The common-mode rejection ratio (CMRR) of an op amp is the ratio of apparent change of offset resulting from a change of common-mode voltage to the applied change of common-mode voltage. It is often of the order of 80 dB to 120 dB at dc, but lower at higher frequencies.
The test circuit is ideally suited to measuring CMRR (Figure 6). The common-mode voltage is not applied to the DUT input terminals, where low-level effects would be likely to disrupt the measurement, but the power-supply voltages are altered (in the same—i.e., common—direction, relative to the input), while the remainder of the circuit is left undisturbed.
In the circuit of Figure 6, the offset is measured at TP1 with supplies of ±V (in the example, +2.5 V and –2.5 V) and again with both supplies moved up by +1 V to +3.5 V and –1.5 V). The change of offset corresponds to a change of common mode of 1 V, so the dc CMRR is the ratio of the offset change and 1 V.
CMRR refers to change of offset for a change of common mode, the total power supply voltage being unchanged. The power-supply rejection ratio (PSRR), on the other hand, is the ratio of the change of offset to the change of total power supply voltage, with the common-mode voltage being unchanged at the midpoint of the supply (Figure 7).
The circuit used is exactly the same; the difference is that the total supply voltage is changed, while the common level is unchanged. Here the switch is from +2.5 V and –2.5 V to +3 V and –3 V, a change of total supply voltage from 5 V to 6 V. The common-mode voltage remains at the midpoint. The calculation is the same, too (1000 × TP1/1 V).
To measure ac CMRR and PSRR, the supply voltages are modulated with voltages, as shown in Figure 8 and Figure 9. The DUT continues to operate open-loop at dc, but ac negative feedback defines an exact gain (×100 in the diagrams).
To measure ac CMRR, the positive and negative supplies to the DUT are modulated with ac voltages with amplitude of 1-V peak. The modulation of both supplies is the same phase, so that the actual supply voltage is steady dc, but the common-mode voltage is a sine wave of 2V p-p, which causes the DUT output to contain an ac voltage, which is measured at TP2.

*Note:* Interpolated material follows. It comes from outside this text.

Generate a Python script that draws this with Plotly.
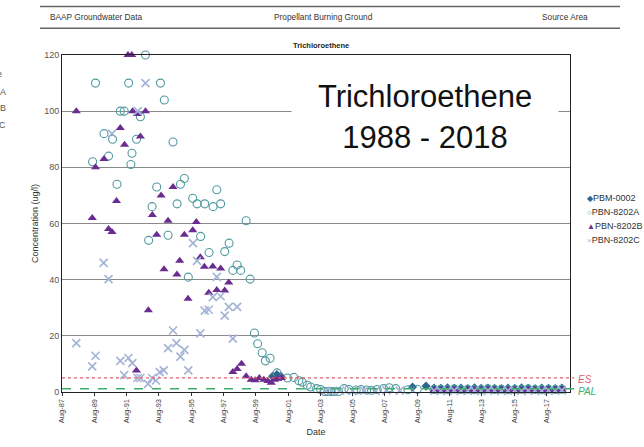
import plotly.graph_objects as go

# ---------------- data ----------------
A_DATES = ["1989-06-23", "1989-08-28", "1990-03-08", "1990-06-19", "1990-09-19", "1990-12-26",
           "1991-03-12", "1991-06-08", "1991-09-16", "1991-11-06", "1991-12-01", "1992-03-12",
           "1992-06-08", "1992-10-01", "1992-12-12", "1993-02-28", "1993-06-12", "1993-09-05",
           "1993-12-01", "1994-02-24", "1994-06-16", "1994-09-16", "1994-12-01", "1995-02-28",
           "1995-05-28", "1995-09-05", "1995-12-12", "1996-03-02", "1996-06-02", "1996-09-09",
           "1996-12-09", "1997-03-02", "1997-05-28", "1997-08-28", "1997-12-05", "1998-02-28",
           "1998-06-05", "1998-08-24", "1998-12-26", "1999-03-26", "1999-07-01", "1999-09-12",
           "1999-12-23", "2000-03-05", "2000-06-19", "2000-11-24", "2001-07-18", "2001-12-09",
           "2002-04-01", "2002-06-16", "2002-10-08", "2002-12-23", "2003-05-07", "2003-08-07",
           "2003-11-07", "2004-01-19", "2004-04-01", "2004-06-13", "2004-09-13", "2005-01-19",
           "2005-05-08", "2005-10-19", "2006-02-07", "2006-06-13", "2006-10-01", "2007-02-07",
           "2007-07-01", "2007-11-07", "2008-04-01", "2009-01-01", "2009-08-01"]
A_VALUES = [82, 110, 92, 84, 90, 74,
            100, 100, 110, 81, 85, 90,
            98, 120, 54, 66, 73, 110,
            104, 55.8, 89, 67, 74, 76,
            40.9, 69, 67, 55.4, 67, 49.7,
            66, 72, 67, 50, 53, 43.3,
            45.2, 43.3, 61, 40.2, 21, 17.2,
            14, 11.1, 12, 6.8, 5.0, 5.2,
            4.0, 3.5, 2.4, 1.8, 1.2, 0.9,
            0.2, 0.2, 0.2, 0.2, 0.2, 1.2,
            0.9, 0.7, 0.9, 0.7, 0.6, 0.9,
            1.2, 1.5, 1.2, 0.8, 1.0]

B_DATES = ["1988-06-20", "1989-06-15", "1989-08-28", "1990-03-08", "1990-06-19", "1990-09-05",
           "1990-12-15", "1991-03-12", "1991-06-15", "1991-09-01", "1991-11-25", "1991-12-15",
           "1992-03-10", "1992-04-05", "1992-06-08", "1992-10-01", "1992-12-05", "1993-03-05",
           "1993-06-12", "1993-09-20", "1993-11-25", "1994-02-24", "1994-06-16", "1994-09-12",
           "1994-11-15", "1995-02-28", "1995-05-22", "1995-09-05", "1995-11-25", "1996-02-24",
           "1996-05-25", "1996-09-01", "1996-12-01", "1997-03-02", "1997-05-28", "1997-08-28",
           "1997-11-28", "1998-02-28", "1998-06-05", "1998-09-12", "1998-12-26", "1999-04-20",
           "1999-07-20", "1999-10-20", "2000-01-30", "2000-05-01", "2000-07-15", "2000-10-01",
           "2000-12-15", "2001-03-01"]
B_VALUES = [100, 62, 80, 83, 58, 57,
            68, 94, 88, 120, 120, 100,
            7.7, 99, 91, 100, 29.1, 63,
            56, 70, 43.7, 61, 73, 41.8,
            46.7, 56, 33.2, 57.6, 60.5, 48,
            44.6, 35.3, 44.7, 36.3, 44, 36.1,
            39, 7.1, 8.2, 10.1, 5.6, 4.4,
            4.2, 5.0, 4.4, 3.9, 3.3, 4.4,
            4.7, 5.0]

C_DATES = ["1988-06-20", "1989-06-15", "1989-08-28", "1990-02-28", "1990-06-19", "1990-09-05",
           "1991-03-12", "1991-06-08", "1991-09-12", "1991-12-09", "1992-04-05", "1992-04-10",
           "1992-06-08", "1992-10-01", "1992-11-28", "1993-03-01", "1993-05-25", "1993-08-20",
           "1993-11-18", "1994-02-24", "1994-06-16", "1994-09-01", "1994-12-01", "1995-02-28",
           "1995-05-28", "1995-09-12", "1995-12-12", "1996-02-24", "1996-06-02", "1996-09-01",
           "1996-12-01", "1997-03-02", "1997-05-28", "1997-08-28", "1997-11-28", "1998-02-28",
           "1998-06-05", "2003-11-25", "2004-04-20", "2004-10-20", "2005-08-01", "2006-04-20",
           "2007-01-01", "2007-09-01", "2008-07-01"]
C_VALUES = [17.4, 9.1, 12.9, 46, 40.2, 92,
            11.1, 6, 12.1, 10.3, 5, 100,
            5, 110, 2.9, 5, 4.1, 7.1,
            7.7, 15.6, 21.9, 17.4, 12.6, 15,
            7.7, 53, 46.7, 20.9, 29, 29.3,
            33.8, 41, 34.1, 27.2, 30.3, 19,
            30.3, 0.4, 0.3, 0.5, 0.4, 0.5,
            0.4, 0.6, 0.5]

P_DATES = ["2000-08-15", "2000-11-20", "2001-02-20", "2009-04-15", "2010-02-15"]
P_VALUES = [5.6, 6.2, 5.6, 1.8, 2.1]

LATE_DATES = ["2010-08-15", "2011-01-15", "2011-06-15", "2011-11-15", "2012-04-15", "2012-09-15",
              "2013-02-15", "2013-07-15", "2013-12-15", "2014-05-15", "2014-10-15", "2015-03-15",
              "2015-08-15", "2016-01-15", "2016-06-15", "2016-11-15", "2017-04-15", "2017-09-15",
              "2018-02-15", "2018-07-15"]
LATE_P = [1.4, 1.3, 1.5, 1.3, 1.4, 1.2, 1.5, 1.3, 1.4, 1.3, 1.2, 1.4, 1.3, 1.5, 1.3, 1.2, 1.4, 1.3, 1.2, 1.4]
LATE_A = [0.9, 1.0, 0.8, 1.1, 0.9, 1.0, 0.8, 0.9, 1.1, 0.9, 1.0, 0.8, 0.9, 1.0, 1.1, 0.9, 0.8, 1.0, 0.9, 1.0]
LATE_B = [0.6, 0.5, 0.7, 0.6, 0.5, 0.6, 0.7, 0.5, 0.6, 0.6, 0.5, 0.7, 0.6, 0.5, 0.6, 0.7, 0.5, 0.6, 0.7, 0.8]
LATE_C = [0.5, 0.4, 0.5, 0.6, 0.4, 0.5, 0.5, 0.4, 0.6, 0.5, 0.4, 0.5, 0.6, 0.4, 0.5, 0.5, 0.4, 0.6, 0.5, 0.6]

ES_LEVEL = 5
PAL_LEVEL = 1.2

X_TICKS = ["1987-08-01", "1989-08-01", "1991-08-01", "1993-08-01", "1995-08-01", "1997-08-01",
           "1999-08-01", "2001-08-01", "2003-08-01", "2005-08-01", "2007-08-01", "2009-08-01",
           "2011-08-01", "2013-08-01", "2015-08-01", "2017-08-01"]
X_TICK_LABELS = ["Aug-87", "Aug-89", "Aug-91", "Aug-93", "Aug-95", "Aug-97", "Aug-99", "Aug-01",
                 "Aug-03", "Aug-05", "Aug-07", "Aug-09", "Aug-11", "Aug-13", "Aug-15", "Aug-17"]
Y_TICKS = [0, 20, 40, 60, 80, 100, 120]

SERIES = ["PBM-0002", "PBN-8202A", "PBN-8202B", "PBN-8202C"]

# ---------------- layout helpers ----------------
W, H = 644, 447
ML, MR, MT, MB = 62, 74, 55, 51
PW = W - ML - MR
PH = H - MT - MB


def px(x):
    return (x - ML) / PW


def py(y):
    return (H - MB - y) / PH


FONT = "Arial, Liberation Sans, sans-serif"
C_P = "#2f6690"
C_A = "#4f9aa0"
C_B = "#6a2c91"
C_C = "#a3b3d6"

fig = go.Figure()
fig.add_trace(go.Scatter(x=P_DATES + LATE_DATES, y=P_VALUES + LATE_P, mode="markers", name=SERIES[0],
                         marker=dict(symbol="diamond", size=7, color=C_P), cliponaxis=False))
fig.add_trace(go.Scatter(x=A_DATES + LATE_DATES, y=A_VALUES + LATE_A, mode="markers", name=SERIES[1],
                         marker=dict(symbol="circle-open", size=8, color=C_A, line=dict(width=1.1)),
                         cliponaxis=False))
fig.add_trace(go.Scatter(x=B_DATES + LATE_DATES, y=B_VALUES + LATE_B, mode="markers", name=SERIES[2],
                         marker=dict(symbol="triangle-up", size=8, color=C_B), cliponaxis=False))
fig.add_trace(go.Scatter(x=C_DATES + LATE_DATES, y=C_VALUES + LATE_C, mode="markers", name=SERIES[3],
                         marker=dict(symbol="x-thin", size=8, line=dict(color=C_C, width=1.6)),
                         cliponaxis=False))

# ES / PAL lines
fig.add_shape(type="line", xref="paper", yref="y", x0=0, x1=px(574), y0=ES_LEVEL, y1=ES_LEVEL,
              line=dict(color="#e0606a", width=1.2, dash="dot"))
fig.add_shape(type="line", xref="paper", yref="y", x0=0, x1=px(574), y0=PAL_LEVEL, y1=PAL_LEVEL,
              line=dict(color="#3dae6b", width=1.5, dash="dash"))

annotations = []
annotations.append(dict(x=px(576), y=ES_LEVEL - 0.4, xref="paper", yref="y", text="<i>ES</i>", showarrow=False,
                        xanchor="left", yanchor="middle", font=dict(size=10, color="#e0606a", family=FONT)))
annotations.append(dict(x=px(576), y=PAL_LEVEL - 0.9, xref="paper", yref="y", text="<i>PAL</i>", showarrow=False,
                        xanchor="left", yanchor="middle", font=dict(size=10, color="#3dae6b", family=FONT)))

# header
for yy in (6, 28):
    fig.add_shape(type="line", xref="paper", yref="paper", x0=px(40), x1=px(620), y0=py(yy), y1=py(yy),
                  line=dict(color="#666666", width=1.5))
annotations.append(dict(x=px(48), y=py(17), xref="paper", yref="paper", text="BAAP Groundwater Data",
                        showarrow=False, xanchor="left", yanchor="middle", font=dict(size=8.3, color="#333", family=FONT)))
annotations.append(dict(x=px(323), y=py(17), xref="paper", yref="paper", text="Propellant Burning Ground",
                        showarrow=False, xanchor="center", yanchor="middle", font=dict(size=8.3, color="#333", family=FONT)))
annotations.append(dict(x=px(590), y=py(17), xref="paper", yref="paper", text="Source Area",
                        showarrow=False, xanchor="right", yanchor="middle", font=dict(size=8.3, color="#333", family=FONT)))
annotations.append(dict(x=px(321), y=py(45), xref="paper", yref="paper", text="<b>Trichloroethene</b>",
                        showarrow=False, xanchor="center", yanchor="middle", font=dict(size=7.5, color="#222", family=FONT)))

# big overlay text
annotations.append(dict(x=px(425), y=py(118), xref="paper", yref="paper",
                        text="Trichloroethene<br>1988 - 2018", showarrow=False, xanchor="center", yanchor="middle",
                        font=dict(size=31, color="#111", family=FONT), bgcolor="white", width=264, height=86))

# cut-off left legend fragments
for txt, yy, xx in (("e", 74, 4), ("A", 92, 8), ("B", 109, 8), ("C", 126, 8)):
    annotations.append(dict(x=px(xx), y=py(yy), xref="paper", yref="paper", text=txt, showarrow=False,
                            xanchor="right", yanchor="middle", font=dict(size=9, color="#555", family=FONT)))

# right legend
legend_items = [(SERIES[0], C_P, "◆"), (SERIES[1], C_A, "○"), (SERIES[2], C_B, "▲"), (SERIES[3], C_C, "×")]
for i, (name, col, glyph) in enumerate(legend_items):
    annotations.append(dict(x=px(585), y=py(200 + 14 * i), xref="paper", yref="paper",
                            text=f'<span style="color:{col};font-size:8px">{glyph}</span>{name}',
                            showarrow=False, xanchor="left", yanchor="middle",
                            font=dict(size=9, color="#333", family=FONT)))

fig.update_layout(
    width=W, height=H,
    margin=dict(l=ML, r=MR, t=MT, b=MB),
    paper_bgcolor="white", plot_bgcolor="white",
    showlegend=False,
    annotations=annotations,
    font=dict(family=FONT),
    xaxis=dict(type="date", range=["1987-08-01", "2019-01-15"], tickvals=X_TICKS, ticktext=X_TICK_LABELS,
               tickangle=-90, ticks="outside", ticklen=3, tickcolor="#333", showgrid=False,
               showline=True, linecolor="#222", linewidth=1, mirror=True, zeroline=False,
               tickfont=dict(size=7.5, color="#444"),
               title=dict(text="Date", font=dict(size=9, color="#333"), standoff=6)),
    yaxis=dict(range=[0, 120], tickvals=Y_TICKS, showgrid=True, gridcolor="#8a8a8a", gridwidth=1,
               showline=True, linecolor="#222", linewidth=1, mirror=True, zeroline=False, ticks="",
               tickfont=dict(size=9, color="#555"),
               title=dict(text="Concentration (ug/l)", font=dict(size=9, color="#333"), standoff=4)),
)

fig.write_html("out.html")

If the ac voltage at TP2 has an amplitude of x volts peak (2x volts peak-to-peak), then the CMRR, referred to the DUT input (that is, before the ×100 ac gain) is x/100 V, and the CMRR is the ratio of this to 1 V peak.
AC PSRR is measured with the ac on the positive and negative supplies 180° out of phase. This results in the amplitude of the supply voltage being modulated (again, in the example, with 1 V peak, 2 V p-p) while the common-mode voltage remains steady at dc. The calculation is very similar to the previous one.
Conclusion
There are, of course, many other op amp parameters which may need to be measured, and a number of other ways of measuring the ones we have discussed, but the most basic dc and ac parameters can, as we have seen, be measured reliably with a simple basic circuit that is easily constructed, easily understood, and remarkably free from problems.
Jan 2018: We changed C1=1uF to C1=5uF. It turned out that the Auxiliary Op Amp integrator still has sufficient gain to cause closed looppeaking of up to 10dB at or about 40Hz turning into a 40Hz Oscillation.
Simulation shows that it can prevented by decreasing the pole frequency by a factor of 5.